Hacker News new | ask | show | jobs
by arriu 1698 days ago
Thanks for the answer! I'd love to know more :) Also, I'm not following, how you guys deal with issues with unique counts? For example, lets say you've got 100 unique visitors on Monday and 100 on Tuesday. The unique visitors for both days might be anywhere between 100-200 and averaging counts between days doesn't work.
1 comments

Not sure about this specific implementation but normally you handle this with approximations that support merging. i.e HyperLogLog You can merge 2 HyperLogLog counters to maintain proper distinct counts.
Yep!

And in fact, that's exactly what TimescaleDB supports - things like hyperloglog to support approximate count distinct, including as part of continuous aggregates. [0]

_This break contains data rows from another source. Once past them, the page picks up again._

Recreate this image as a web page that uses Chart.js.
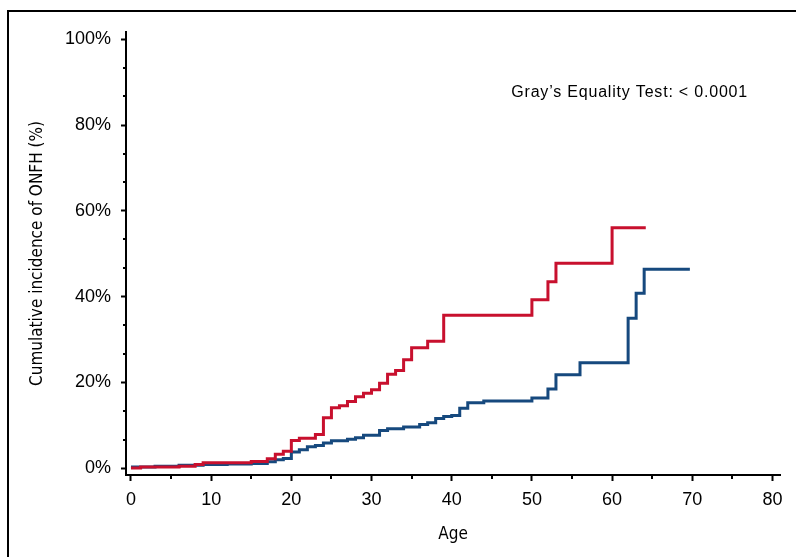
<!DOCTYPE html>
<html>
<head>
<meta charset="utf-8">
<script src="https://cdn.jsdelivr.net/npm/chart.js@4.4.1/dist/chart.umd.min.js"></script>
<style>
  html, body { margin: 0; padding: 0; background: #fff; }
  #wrap { position: relative; width: 796px; height: 557px; overflow: hidden; }
  #frame { position: absolute; left: 7px; top: 10px; right: -5px; bottom: -5px; border-top: 2px solid #000; border-left: 2px solid #000; }
  canvas { position: absolute; left: 0; top: 0; }
</style>
</head>
<body>
<div id="wrap">
  <div id="frame"></div>
  <canvas id="chart" width="796" height="557"></canvas>
</div>
<script>
// cumulative incidence curves (age, %)
var redAges = [0, 1.2, 6, 8, 9, 15, 17, 18, 19, 20, 21, 23, 24, 25, 26, 27, 28, 29, 30, 31, 32, 33, 34, 35, 37, 39, 50, 52, 53, 60, 64.2];
var redPct = [0.1, 0.3, 0.5, 0.9, 1.3, 1.6, 2.2, 3.3, 4.0, 6.5, 7.0, 7.9, 11.8, 14.1, 14.6, 15.6, 16.7, 17.5, 18.3, 19.8, 21.9, 22.8, 25.3, 28.1, 29.6, 35.7, 39.3, 43.5, 47.8, 56.1, 56.1];

var blueAges = [0, 3, 6, 9, 12, 15, 17, 18, 19, 20, 21, 22, 23, 24, 25, 27, 28, 29, 31, 32, 34, 36, 37, 38, 39, 40, 41, 42, 44, 50, 52, 53, 56, 62, 63, 64, 69.7];
var bluePct = [0.3, 0.5, 0.7, 0.9, 1.0, 1.1, 1.5, 2.0, 2.3, 3.8, 4.3, 5.0, 5.3, 5.9, 6.4, 6.8, 7.1, 7.7, 8.8, 9.2, 9.6, 10.2, 10.6, 11.6, 12.1, 12.3, 14.0, 15.3, 15.7, 16.4, 18.5, 21.8, 24.6, 35.0, 40.8, 46.4, 46.4];

var xTicks = [0, 10, 20, 30, 40, 50, 60, 70, 80];
var xMinor = [5, 15, 25, 35, 45, 55, 65, 75];
var yTicks = [0, 20, 40, 60, 80, 100];

var testText = 'Gray\u2019s Equality Test: < 0.0001';

function toPoints(ages, pct) {
    return ages.map(function (a, i) {
        return { x: a, y: pct[i] };
    });
}

var tickFont = { family: "'Liberation Sans', Arial, sans-serif", size: 18 };
var titleFont = { family: "'Liberation Sans Narrow', 'DejaVu Sans Condensed', sans-serif", size: 17 };

// short minor ticks + the test annotation
var extras = {
    id: 'extras',
    afterDraw: function (chart) {
        var ctx = chart.ctx;
        var xs = chart.scales.x;
        var ys = chart.scales.y;
        ctx.save();
        ctx.strokeStyle = '#000';
        ctx.lineWidth = 2;
        xMinor.forEach(function (v) {
            var px = Math.round(xs.getPixelForValue(v));
            ctx.beginPath();
            ctx.moveTo(px, xs.top);
            ctx.lineTo(px, xs.top + 4);
            ctx.stroke();
        });
        for (var i = 0; i < yTicks.length - 1; i++) {
            var step = (yTicks[i + 1] - yTicks[i]) / 3;
            [1, 2].forEach(function (k) {
                var py = Math.round(ys.getPixelForValue(yTicks[i] + step * k));
                ctx.beginPath();
                ctx.moveTo(ys.right, py);
                ctx.lineTo(ys.right - 3, py);
                ctx.stroke();
            });
        }
        ctx.fillStyle = '#000';
        ctx.font = "16px 'Liberation Sans', Arial, sans-serif";
        if ('letterSpacing' in ctx) ctx.letterSpacing = '0.8px';
        ctx.textAlign = 'right';
        ctx.textBaseline = 'alphabetic';
        ctx.fillText(testText, 748, 97);
        ctx.restore();
    }
};

var ctx = document.getElementById('chart').getContext('2d');
var myChart = new Chart(ctx, {
    type: 'line',
    data: {
        datasets: [{
            label: 'Red group',
            data: toPoints(redAges, redPct),
            borderColor: '#c8102e',
            borderWidth: 3,
            pointRadius: 0,
            stepped: true,
            fill: false
        }, {
            label: 'Blue group',
            data: toPoints(blueAges, bluePct),
            borderColor: '#16497e',
            borderWidth: 3,
            pointRadius: 0,
            stepped: true,
            fill: false
        }]
    },
    options: {
        responsive: false,
        animation: false,
        layout: { padding: { top: 32, right: 16, left: 0, bottom: 0 } },
        plugins: {
            legend: { display: false },
            tooltip: { enabled: false }
        },
        scales: {
            x: {
                type: 'linear',
                min: -0.62,
                max: 80.94,
                afterBuildTicks: function (s) {
                    s.ticks = xTicks.map(function (v) { return { value: v }; });
                },
                afterFit: function (s) { s.height = 82; },
                ticks: { font: tickFont, color: '#000', padding: 8, maxRotation: 0 },
                grid: { drawOnChartArea: false, drawTicks: true, tickLength: 6, tickWidth: 2, tickColor: '#000' },
                border: { display: true, color: '#000', width: 2 },
                title: { display: true, text: 'Age', color: '#000', font: titleFont, padding: { top: 0, bottom: 12 } }
            },
            y: {
                type: 'linear',
                min: -1.56,
                max: 101.7,
                afterBuildTicks: function (s) {
                    s.ticks = yTicks.map(function (v) { return { value: v }; });
                },
                afterFit: function (s) { s.width = 126; },
                ticks: {
                    font: tickFont, color: '#000', padding: 10,
                    callback: function (v) { return v + '%'; }
                },
                grid: { drawOnChartArea: false, drawTicks: true, tickLength: 5, tickWidth: 2, tickColor: '#000' },
                border: { display: true, color: '#000', width: 2 },
                title: { display: true, text: 'Cumulative incidence of ONFH (%)', color: '#000', font: titleFont, padding: { top: 27, bottom: 0 } }
            }
        }
    },
    plugins: [extras]
});
</script>
</body>
</html>
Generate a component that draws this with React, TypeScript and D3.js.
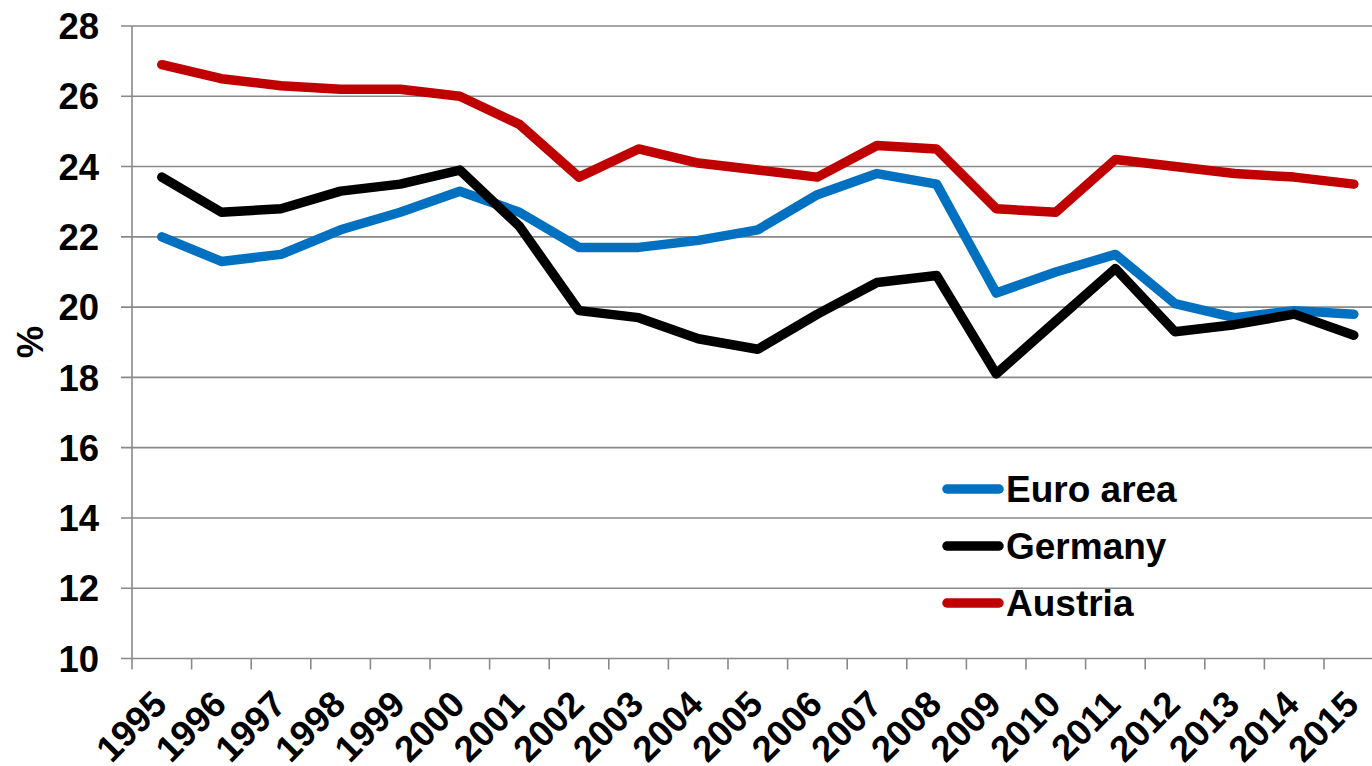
import React, { useEffect, useRef } from 'react';
import * as d3 from 'd3';

// Años y series (% del PIB)
const years = ['1995', '1996', '1997', '1998', '1999', '2000', '2001', '2002', '2003', '2004', '2005',
  '2006', '2007', '2008', '2009', '2010', '2011', '2012', '2013', '2014', '2015'];
const euroArea = [22.0, 21.3, 21.5, 22.2, 22.7, 23.3, 22.7, 21.7, 21.7, 21.9, 22.2,
  23.2, 23.8, 23.5, 20.4, 21.0, 21.5, 20.1, 19.7, 19.9, 19.8];
const germany = [23.7, 22.7, 22.8, 23.3, 23.5, 23.9, 22.3, 19.9, 19.7, 19.1, 18.8,
  19.8, 20.7, 20.9, 18.1, 19.6, 21.1, 19.3, 19.5, 19.8, 19.2];
const austria = [26.9, 26.5, 26.3, 26.2, 26.2, 26.0, 25.2, 23.7, 24.5, 24.1, 23.9,
  23.7, 24.6, 24.5, 22.8, 22.7, 24.2, 24.0, 23.8, 23.7, 23.5];
const yTicks = [10, 12, 14, 16, 18, 20, 22, 24, 26, 28];
const seriesNames = ['Euro area', 'Germany', 'Austria'];
const seriesColors = ['#0070C0', '#000000', '#C00000'];

const App: React.FC = () => {
  const chartRef = useRef<SVGSVGElement | null>(null);

  useEffect(() => {
    if (!chartRef.current) return;
    const svg = d3.select(chartRef.current);
    svg.selectAll('*').remove();

    const width = 1372;
    const height = 766;
    const left = 132;
    const right = 1383.6; // el área de trazado se sale un poco de la imagen
    const top = 26;
    const bottom = 658.5;
    const font = 'Liberation Sans, Arial, sans-serif';
    const fontSize = 36.5;
    const grid = '#898989';

    const x = d3.scaleBand<string>().domain(years).range([left, right]).paddingInner(0).paddingOuter(0);
    const y = d3.scaleLinear().domain([10, 28]).range([bottom, top]);
    const cx = (i: number) => x(years[i])! + x.bandwidth() / 2;

    svg.append('rect').attr('width', width).attr('height', height).attr('fill', '#fff');

    // Rejilla horizontal y marcas del eje Y
    svg.append('g')
      .selectAll('line')
      .data(yTicks)
      .enter()
      .append('line')
      .attr('x1', left - 11)
      .attr('x2', right)
      .attr('y1', (d) => y(d))
      .attr('y2', (d) => y(d))
      .attr('stroke', grid)
      .attr('stroke-width', 1.6);

    // Eje Y
    svg.append('line')
      .attr('x1', left).attr('x2', left)
      .attr('y1', top).attr('y2', bottom)
      .attr('stroke', grid).attr('stroke-width', 1.6);

    svg.append('g')
      .selectAll('text')
      .data(yTicks)
      .enter()
      .append('text')
      .attr('x', 99)
      .attr('y', (d) => y(d))
      .attr('dy', '0.36em')
      .attr('text-anchor', 'end')
      .attr('font-family', font)
      .attr('font-weight', 'bold')
      .attr('font-size', fontSize)
      .text((d) => d);

    svg.append('text')
      .attr('transform', 'translate(43,342) rotate(-90)')
      .attr('text-anchor', 'middle')
      .attr('font-family', font)
      .attr('font-weight', 'bold')
      .attr('font-size', fontSize)
      .text('%');

    // Marcas del eje X (en los límites de cada categoría)
    const bounds = years.map((yr) => x(yr)!).concat([right]);
    svg.append('g')
      .selectAll('line')
      .data(bounds)
      .enter()
      .append('line')
      .attr('x1', (d) => d)
      .attr('x2', (d) => d)
      .attr('y1', bottom)
      .attr('y2', bottom + 11)
      .attr('stroke', grid)
      .attr('stroke-width', 1.6);

    svg.append('g')
      .selectAll('text')
      .data(years)
      .enter()
      .append('text')
      .attr('transform', (_, i) => `translate(${cx(i) + 7},${bottom + 48}) rotate(-45)`)
      .attr('text-anchor', 'end')
      .attr('font-family', font)
      .attr('font-weight', 'bold')
      .attr('font-size', fontSize)
      .text((d) => d);

    // Líneas
    const line = d3.line<number>()
      .x((_, i) => cx(i))
      .y((d) => y(d));

    [euroArea, germany, austria].forEach((values, k) => {
      svg.append('path')
        .datum(values)
        .attr('fill', 'none')
        .attr('stroke', seriesColors[k])
        .attr('stroke-width', 9.5)
        .attr('stroke-linejoin', 'round')
        .attr('stroke-linecap', 'round')
        .attr('d', line);
    });

    // Leyenda
    const legend = svg.append('g').attr('transform', 'translate(943,489)');
    seriesNames.forEach((name, k) => {
      const g = legend.append('g').attr('transform', `translate(0,${k * 57})`);
      g.append('line')
        .attr('x1', 4).attr('x2', 56)
        .attr('stroke', seriesColors[k])
        .attr('stroke-width', 9.5)
        .attr('stroke-linecap', 'round');
      g.append('text')
        .attr('x', 63)
        .attr('y', 13)
        .attr('font-family', font)
        .attr('font-weight', 'bold')
        .attr('font-size', 37)
        .text(name);
    });
  }, []);

  return (
    <svg
      ref={chartRef}
      width={1372}
      height={766}
      style={{ position: 'absolute', left: 0, top: 0, overflow: 'hidden' }}
    />
  );
};

export default App;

This blog post - "How PostgreSQL aggregation works and how it inspired our hyperfunctions’ design" - provides a really nice description of how our the API design of some of our analytical functions are motivated by the ability to "split" processing into the "pre-aggregation" and "finalization" steps, with the blog post focusing on the example of percentile approximation. (I think it was on HN a while back as well.) [1]

[0] https://blog.timescale.com/blog/introducing-hyperfunctions-n...

[1] https://blog.timescale.com/blog/how-postgresql-aggregation-w...

Awesome, thank you!